===== Stored data

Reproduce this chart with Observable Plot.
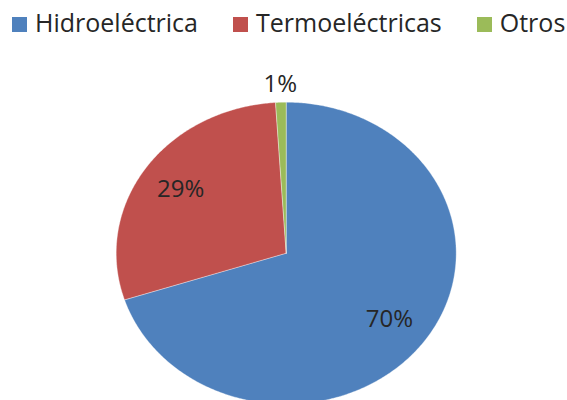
<!DOCTYPE html>
<html>
<head>
<meta charset="utf-8">
<script src="https://cdn.jsdelivr.net/npm/d3@7"></script>
<script src="https://cdn.jsdelivr.net/npm/@observablehq/plot@0.6"></script>
<style>
  html, body { margin: 0; padding: 0; background: #fff; }
  body { width: 567px; height: 400px; overflow: hidden; font-family: "Open Sans", sans-serif; }
  #legend { height: 50px; display: flex; align-items: flex-start; padding-left: 12px; box-sizing: border-box; }
  .item { display: flex; align-items: flex-start; margin-right: 35px; margin-top: 7px; height: 30px; }
  .sw { width: 15px; height: 15px; margin-right: 8px; margin-top: 10px; }
  .lab { font-size: 25px; color: #262626; line-height: 30px; white-space: nowrap; }
  svg { display: block; }
</style>
</head>
<body>
<div id="legend"></div>
<div id="chart"></div>
<script>
const categories = ["Hidroeléctrica", "Termoeléctricas", "Otros"];
const values = [70, 29, 1];
const labels = ["70%", "29%", "1%"];
const palette = ["#4F81BD", "#C0504D", "#9BBB59"];

const data = categories.map((c, i) => ({category: c, value: values[i], label: labels[i]}));
const total = d3.sum(values);
const arcs = d3.pie().sort(null).value(d => d.value)(data);

// polygon points for each slice (unit circle, y up)
const pts = [];
for (const a of arcs) {
  const n = Math.max(4, Math.ceil((a.endAngle - a.startAngle) / 0.01));
  pts.push({category: a.data.category, x: 0, y: 0});
  for (let k = 0; k <= n; k++) {
    const t = a.startAngle + (a.endAngle - a.startAngle) * k / n;
    pts.push({category: a.data.category, x: Math.sin(t), y: Math.cos(t)});
  }
  pts.push({category: a.data.category, x: 0, y: 0});
}

const labelPts = arcs.map(a => {
  const mid = (a.startAngle + a.endAngle) / 2;
  const r = a.data.value / total < 0.05 ? 1.12 : 0.75;
  return {label: a.data.label, x: Math.sin(mid) * r, y: Math.cos(mid) * r};
});

// legend
const legend = document.getElementById("legend");
categories.forEach((c, i) => {
  const it = document.createElement("div");
  it.className = "item";
  const sw = document.createElement("div");
  sw.className = "sw";
  sw.style.background = palette[i];
  const lb = document.createElement("span");
  lb.className = "lab";
  lb.textContent = c;
  it.appendChild(sw); it.appendChild(lb);
  legend.appendChild(it);
});

const cy = 202.7, rx = 170, ry = 151, cx = 285.7;
const chart = Plot.plot({
  width: 567,
  height: 350,
  x: {domain: [-1, 1], range: [cx - rx, cx + rx], axis: null},
  y: {domain: [-1, 1], range: [cy + ry, cy - ry], axis: null},
  color: {domain: categories, range: palette, legend: false},
  style: {fontFamily: "Open Sans, sans-serif", background: "transparent"},
  marks: [
    Plot.line(pts, {x: "x", y: "y", z: "category", fill: "category", stroke: "#ffffff", strokeWidth: 0.6, strokeOpacity: 0.6, curve: "linear"}),
    Plot.text(labelPts, {x: "x", y: "y", text: "label", fontSize: 24, fill: "#262626"})
  ]
});
document.getElementById("chart").appendChild(chart);
</script>
</body>
</html>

==========

All of the data above should be quoted exactly, except for the pictures.

Reproduce this chart with Observable Plot.
<!DOCTYPE html>
<html>
<head>
<meta charset="utf-8">
<script src="https://cdn.jsdelivr.net/npm/d3@7"></script>
<script src="https://cdn.jsdelivr.net/npm/@observablehq/plot@0.6"></script>
<style>
  html, body { margin: 0; padding: 0; background: #fff; }
  body { width: 567px; height: 400px; overflow: hidden; font-family: "Open Sans", sans-serif; }
  #legend { height: 50px; display: flex; align-items: flex-start; padding-left: 12px; box-sizing: border-box; }
  .item { display: flex; align-items: flex-start; margin-right: 35px; margin-top: 7px; height: 30px; }
  .sw { width: 15px; height: 15px; margin-right: 8px; margin-top: 10px; }
  .lab { font-size: 25px; color: #262626; line-height: 30px; white-space: nowrap; }
  svg { display: block; }
</style>
</head>
<body>
<div id="legend"></div>
<div id="chart"></div>
<script>
const categories = ["Hidroeléctrica", "Termoeléctricas", "Otros"];
const values = [70, 29, 1];
const labels = ["70%", "29%", "1%"];
const palette = ["#4F81BD", "#C0504D", "#9BBB59"];

const data = categories.map((c, i) => ({category: c, value: values[i], label: labels[i]}));
const total = d3.sum(values);
const arcs = d3.pie().sort(null).value(d => d.value)(data);

// polygon points for each slice (unit circle, y up)
const pts = [];
for (const a of arcs) {
  const n = Math.max(4, Math.ceil((a.endAngle - a.startAngle) / 0.01));
  pts.push({category: a.data.category, x: 0, y: 0});
  for (let k = 0; k <= n; k++) {
    const t = a.startAngle + (a.endAngle - a.startAngle) * k / n;
    pts.push({category: a.data.category, x: Math.sin(t), y: Math.cos(t)});
  }
  pts.push({category: a.data.category, x: 0, y: 0});
}

const labelPts = arcs.map(a => {
  const mid = (a.startAngle + a.endAngle) / 2;
  const r = a.data.value / total < 0.05 ? 1.12 : 0.75;
  return {label: a.data.label, x: Math.sin(mid) * r, y: Math.cos(mid) * r};
});

// legend
const legend = document.getElementById("legend");
categories.forEach((c, i) => {
  const it = document.createElement("div");
  it.className = "item";
  const sw = document.createElement("div");
  sw.className = "sw";
  sw.style.background = palette[i];
  const lb = document.createElement("span");
  lb.className = "lab";
  lb.textContent = c;
  it.appendChild(sw); it.appendChild(lb);
  legend.appendChild(it);
});

const cy = 202.7, rx = 170, ry = 151, cx = 285.7;
const chart = Plot.plot({
  width: 567,
  height: 350,
  x: {domain: [-1, 1], range: [cx - rx, cx + rx], axis: null},
  y: {domain: [-1, 1], range: [cy + ry, cy - ry], axis: null},
  color: {domain: categories, range: palette, legend: false},
  style: {fontFamily: "Open Sans, sans-serif", background: "transparent"},
  marks: [
    Plot.line(pts, {x: "x", y: "y", z: "category", fill: "category", stroke: "#ffffff", strokeWidth: 0.6, strokeOpacity: 0.6, curve: "linear"}),
    Plot.text(labelPts, {x: "x", y: "y", text: "label", fontSize: 24, fill: "#262626"})
  ]
});
document.getElementById("chart").appendChild(chart);
</script>
</body>
</html>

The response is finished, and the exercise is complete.